What you have to do -> Pictures excluded, return the lines below from the first through the line holding "['#ed2024', '#12a3de', '#ffc20e', '#9160a9', '#7ac143'];".

----

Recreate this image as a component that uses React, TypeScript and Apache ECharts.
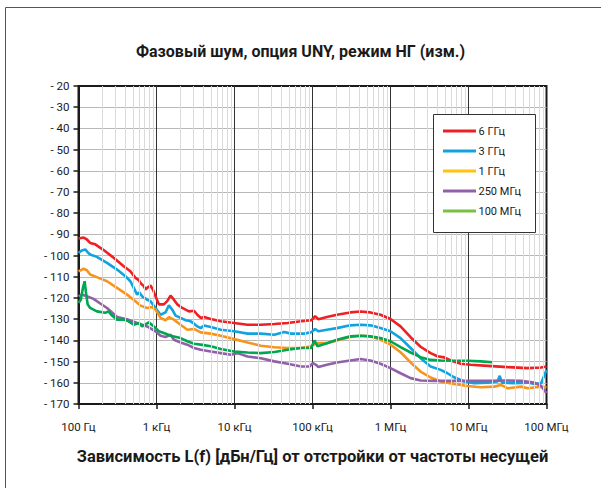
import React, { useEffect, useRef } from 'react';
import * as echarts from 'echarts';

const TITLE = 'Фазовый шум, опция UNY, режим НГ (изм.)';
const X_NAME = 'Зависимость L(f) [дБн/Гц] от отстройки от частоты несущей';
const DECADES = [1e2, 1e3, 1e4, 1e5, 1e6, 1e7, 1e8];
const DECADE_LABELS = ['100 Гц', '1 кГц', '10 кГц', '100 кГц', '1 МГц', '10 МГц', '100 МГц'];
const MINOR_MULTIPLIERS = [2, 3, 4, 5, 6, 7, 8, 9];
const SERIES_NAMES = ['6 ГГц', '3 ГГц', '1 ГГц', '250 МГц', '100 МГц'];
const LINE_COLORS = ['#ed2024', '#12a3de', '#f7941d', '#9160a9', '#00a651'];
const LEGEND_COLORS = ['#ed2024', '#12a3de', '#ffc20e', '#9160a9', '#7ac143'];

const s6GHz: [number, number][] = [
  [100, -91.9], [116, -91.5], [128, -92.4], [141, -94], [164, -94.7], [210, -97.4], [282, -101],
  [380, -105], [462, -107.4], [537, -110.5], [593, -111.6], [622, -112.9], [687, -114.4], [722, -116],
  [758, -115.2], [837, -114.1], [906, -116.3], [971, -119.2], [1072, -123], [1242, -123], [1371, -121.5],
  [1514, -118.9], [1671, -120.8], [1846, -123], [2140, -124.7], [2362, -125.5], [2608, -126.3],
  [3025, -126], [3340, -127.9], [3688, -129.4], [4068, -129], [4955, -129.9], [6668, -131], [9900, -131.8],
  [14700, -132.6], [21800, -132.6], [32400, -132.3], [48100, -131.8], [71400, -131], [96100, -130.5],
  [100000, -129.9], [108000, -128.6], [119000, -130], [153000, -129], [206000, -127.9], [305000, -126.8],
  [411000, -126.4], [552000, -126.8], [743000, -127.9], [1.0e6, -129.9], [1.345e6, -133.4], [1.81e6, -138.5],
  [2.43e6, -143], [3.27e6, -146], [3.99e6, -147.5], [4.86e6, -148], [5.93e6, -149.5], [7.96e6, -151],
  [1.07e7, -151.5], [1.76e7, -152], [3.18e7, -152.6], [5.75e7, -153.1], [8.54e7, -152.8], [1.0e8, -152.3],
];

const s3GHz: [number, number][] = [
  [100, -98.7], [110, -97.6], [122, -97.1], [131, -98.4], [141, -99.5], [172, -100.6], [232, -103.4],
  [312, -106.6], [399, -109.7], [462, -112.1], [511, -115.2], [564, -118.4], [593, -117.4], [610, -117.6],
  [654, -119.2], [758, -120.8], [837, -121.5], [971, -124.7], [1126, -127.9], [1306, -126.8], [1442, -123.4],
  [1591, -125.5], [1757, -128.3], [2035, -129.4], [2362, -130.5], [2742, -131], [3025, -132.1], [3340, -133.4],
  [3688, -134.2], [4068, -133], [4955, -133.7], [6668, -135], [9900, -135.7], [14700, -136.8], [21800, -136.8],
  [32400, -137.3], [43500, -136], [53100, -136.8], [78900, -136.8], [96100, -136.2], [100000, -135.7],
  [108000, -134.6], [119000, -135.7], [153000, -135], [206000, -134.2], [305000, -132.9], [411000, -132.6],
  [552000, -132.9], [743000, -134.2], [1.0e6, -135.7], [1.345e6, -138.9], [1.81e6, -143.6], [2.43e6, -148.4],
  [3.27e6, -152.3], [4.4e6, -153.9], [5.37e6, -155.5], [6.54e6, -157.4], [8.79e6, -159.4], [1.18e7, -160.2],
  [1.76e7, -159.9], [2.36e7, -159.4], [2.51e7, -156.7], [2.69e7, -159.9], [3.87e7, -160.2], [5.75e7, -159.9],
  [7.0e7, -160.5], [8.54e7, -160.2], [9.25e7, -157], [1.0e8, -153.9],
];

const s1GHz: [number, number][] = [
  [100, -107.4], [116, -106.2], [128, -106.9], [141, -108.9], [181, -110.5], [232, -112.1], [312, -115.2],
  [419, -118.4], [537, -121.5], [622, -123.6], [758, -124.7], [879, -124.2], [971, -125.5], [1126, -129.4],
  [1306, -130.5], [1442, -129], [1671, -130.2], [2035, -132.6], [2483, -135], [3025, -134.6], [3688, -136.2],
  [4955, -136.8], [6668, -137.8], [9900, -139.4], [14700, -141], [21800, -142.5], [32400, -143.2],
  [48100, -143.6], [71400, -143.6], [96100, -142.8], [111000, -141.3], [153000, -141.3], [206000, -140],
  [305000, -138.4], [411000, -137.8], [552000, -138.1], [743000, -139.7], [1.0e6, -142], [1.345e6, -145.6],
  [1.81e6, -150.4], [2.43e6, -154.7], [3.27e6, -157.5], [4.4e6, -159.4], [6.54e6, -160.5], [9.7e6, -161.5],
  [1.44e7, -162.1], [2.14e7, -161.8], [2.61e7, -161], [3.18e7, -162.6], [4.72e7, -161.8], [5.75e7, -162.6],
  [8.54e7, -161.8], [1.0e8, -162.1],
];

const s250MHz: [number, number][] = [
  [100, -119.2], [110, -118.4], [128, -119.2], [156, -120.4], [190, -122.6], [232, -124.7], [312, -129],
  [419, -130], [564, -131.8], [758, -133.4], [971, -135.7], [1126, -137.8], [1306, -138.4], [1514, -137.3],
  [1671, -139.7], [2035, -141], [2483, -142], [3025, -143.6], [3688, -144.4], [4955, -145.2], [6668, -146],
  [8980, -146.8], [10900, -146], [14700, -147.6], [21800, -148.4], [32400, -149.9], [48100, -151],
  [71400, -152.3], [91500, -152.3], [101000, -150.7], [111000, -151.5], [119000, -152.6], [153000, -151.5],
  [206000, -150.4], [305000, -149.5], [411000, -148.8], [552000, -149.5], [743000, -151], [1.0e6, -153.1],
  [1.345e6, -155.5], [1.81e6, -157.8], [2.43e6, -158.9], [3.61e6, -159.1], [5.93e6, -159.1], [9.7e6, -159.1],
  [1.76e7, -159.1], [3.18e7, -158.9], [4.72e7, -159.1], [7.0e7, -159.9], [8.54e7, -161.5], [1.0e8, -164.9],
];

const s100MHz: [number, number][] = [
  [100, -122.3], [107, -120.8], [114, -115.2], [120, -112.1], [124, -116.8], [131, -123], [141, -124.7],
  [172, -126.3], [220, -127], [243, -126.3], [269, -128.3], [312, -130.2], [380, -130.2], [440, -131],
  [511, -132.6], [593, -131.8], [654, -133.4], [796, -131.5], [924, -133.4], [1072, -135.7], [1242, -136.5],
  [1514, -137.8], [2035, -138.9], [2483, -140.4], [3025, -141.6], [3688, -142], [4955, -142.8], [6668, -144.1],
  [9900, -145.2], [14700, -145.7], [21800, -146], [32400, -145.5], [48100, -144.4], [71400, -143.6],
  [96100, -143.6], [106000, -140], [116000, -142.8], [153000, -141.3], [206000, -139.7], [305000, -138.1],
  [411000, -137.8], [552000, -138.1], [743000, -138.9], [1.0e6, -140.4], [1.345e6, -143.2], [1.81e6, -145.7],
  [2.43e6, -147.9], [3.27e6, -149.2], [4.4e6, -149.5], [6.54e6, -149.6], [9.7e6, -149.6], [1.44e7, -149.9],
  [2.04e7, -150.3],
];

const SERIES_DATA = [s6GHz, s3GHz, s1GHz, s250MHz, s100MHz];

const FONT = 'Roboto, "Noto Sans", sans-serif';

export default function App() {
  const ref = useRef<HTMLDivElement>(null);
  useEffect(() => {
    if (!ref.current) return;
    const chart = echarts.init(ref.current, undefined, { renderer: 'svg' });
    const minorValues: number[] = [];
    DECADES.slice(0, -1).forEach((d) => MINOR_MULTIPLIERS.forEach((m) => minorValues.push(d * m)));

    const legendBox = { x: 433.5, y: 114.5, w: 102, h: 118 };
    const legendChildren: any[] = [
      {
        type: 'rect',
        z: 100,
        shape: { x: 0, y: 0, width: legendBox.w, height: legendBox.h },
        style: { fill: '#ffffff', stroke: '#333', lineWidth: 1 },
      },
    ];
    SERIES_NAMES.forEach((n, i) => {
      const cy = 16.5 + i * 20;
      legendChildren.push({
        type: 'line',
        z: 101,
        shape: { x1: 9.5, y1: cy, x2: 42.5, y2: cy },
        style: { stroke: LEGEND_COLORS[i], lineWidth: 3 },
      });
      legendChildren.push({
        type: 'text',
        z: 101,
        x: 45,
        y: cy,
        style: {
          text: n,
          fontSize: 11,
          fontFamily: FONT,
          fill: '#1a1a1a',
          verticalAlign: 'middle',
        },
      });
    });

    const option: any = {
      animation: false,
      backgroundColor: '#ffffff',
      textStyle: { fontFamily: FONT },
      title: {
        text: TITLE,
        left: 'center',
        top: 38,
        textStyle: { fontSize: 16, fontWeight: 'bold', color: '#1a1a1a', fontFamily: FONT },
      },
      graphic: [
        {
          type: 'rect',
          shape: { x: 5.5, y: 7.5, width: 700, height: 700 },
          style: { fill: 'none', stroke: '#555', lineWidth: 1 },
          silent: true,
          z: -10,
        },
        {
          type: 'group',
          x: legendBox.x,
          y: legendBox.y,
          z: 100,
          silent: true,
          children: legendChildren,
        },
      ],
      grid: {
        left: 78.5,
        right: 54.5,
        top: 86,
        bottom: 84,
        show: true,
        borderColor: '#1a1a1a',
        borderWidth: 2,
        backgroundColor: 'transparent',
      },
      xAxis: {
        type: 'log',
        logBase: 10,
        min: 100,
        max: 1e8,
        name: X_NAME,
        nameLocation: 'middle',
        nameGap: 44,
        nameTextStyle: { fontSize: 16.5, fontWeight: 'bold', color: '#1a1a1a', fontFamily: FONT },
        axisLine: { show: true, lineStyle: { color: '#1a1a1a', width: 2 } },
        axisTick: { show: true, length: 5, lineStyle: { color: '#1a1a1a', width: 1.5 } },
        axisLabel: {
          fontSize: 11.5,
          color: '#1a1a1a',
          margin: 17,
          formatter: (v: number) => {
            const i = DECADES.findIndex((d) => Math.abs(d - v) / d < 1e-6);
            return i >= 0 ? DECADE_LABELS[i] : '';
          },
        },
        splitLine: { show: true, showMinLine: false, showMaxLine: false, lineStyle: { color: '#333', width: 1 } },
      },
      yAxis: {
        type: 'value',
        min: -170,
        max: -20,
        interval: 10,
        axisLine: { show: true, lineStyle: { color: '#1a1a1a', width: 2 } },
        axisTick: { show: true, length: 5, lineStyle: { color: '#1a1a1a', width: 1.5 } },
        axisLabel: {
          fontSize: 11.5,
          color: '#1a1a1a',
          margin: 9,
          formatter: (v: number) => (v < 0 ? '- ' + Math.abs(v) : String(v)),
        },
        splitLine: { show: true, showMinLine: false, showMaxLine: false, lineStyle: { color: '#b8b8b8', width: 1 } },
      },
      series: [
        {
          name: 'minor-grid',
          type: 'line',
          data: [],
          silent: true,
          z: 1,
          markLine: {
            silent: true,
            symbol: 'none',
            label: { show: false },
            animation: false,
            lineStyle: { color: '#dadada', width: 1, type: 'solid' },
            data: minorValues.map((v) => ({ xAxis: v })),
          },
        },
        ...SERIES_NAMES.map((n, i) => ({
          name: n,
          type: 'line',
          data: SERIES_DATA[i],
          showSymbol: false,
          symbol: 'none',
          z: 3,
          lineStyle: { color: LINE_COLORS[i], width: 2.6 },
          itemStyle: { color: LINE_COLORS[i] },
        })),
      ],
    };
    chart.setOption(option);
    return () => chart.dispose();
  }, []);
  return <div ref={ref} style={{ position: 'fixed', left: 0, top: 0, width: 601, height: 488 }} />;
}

----

Full output ->
Recreate this image as a component that uses React, TypeScript and Apache ECharts.
import React, { useEffect, useRef } from 'react';
import * as echarts from 'echarts';

const TITLE = 'Фазовый шум, опция UNY, режим НГ (изм.)';
const X_NAME = 'Зависимость L(f) [дБн/Гц] от отстройки от частоты несущей';
const DECADES = [1e2, 1e3, 1e4, 1e5, 1e6, 1e7, 1e8];
const DECADE_LABELS = ['100 Гц', '1 кГц', '10 кГц', '100 кГц', '1 МГц', '10 МГц', '100 МГц'];
const MINOR_MULTIPLIERS = [2, 3, 4, 5, 6, 7, 8, 9];
const SERIES_NAMES = ['6 ГГц', '3 ГГц', '1 ГГц', '250 МГц', '100 МГц'];
const LINE_COLORS = ['#ed2024', '#12a3de', '#f7941d', '#9160a9', '#00a651'];
const LEGEND_COLORS = ['#ed2024', '#12a3de', '#ffc20e', '#9160a9', '#7ac143'];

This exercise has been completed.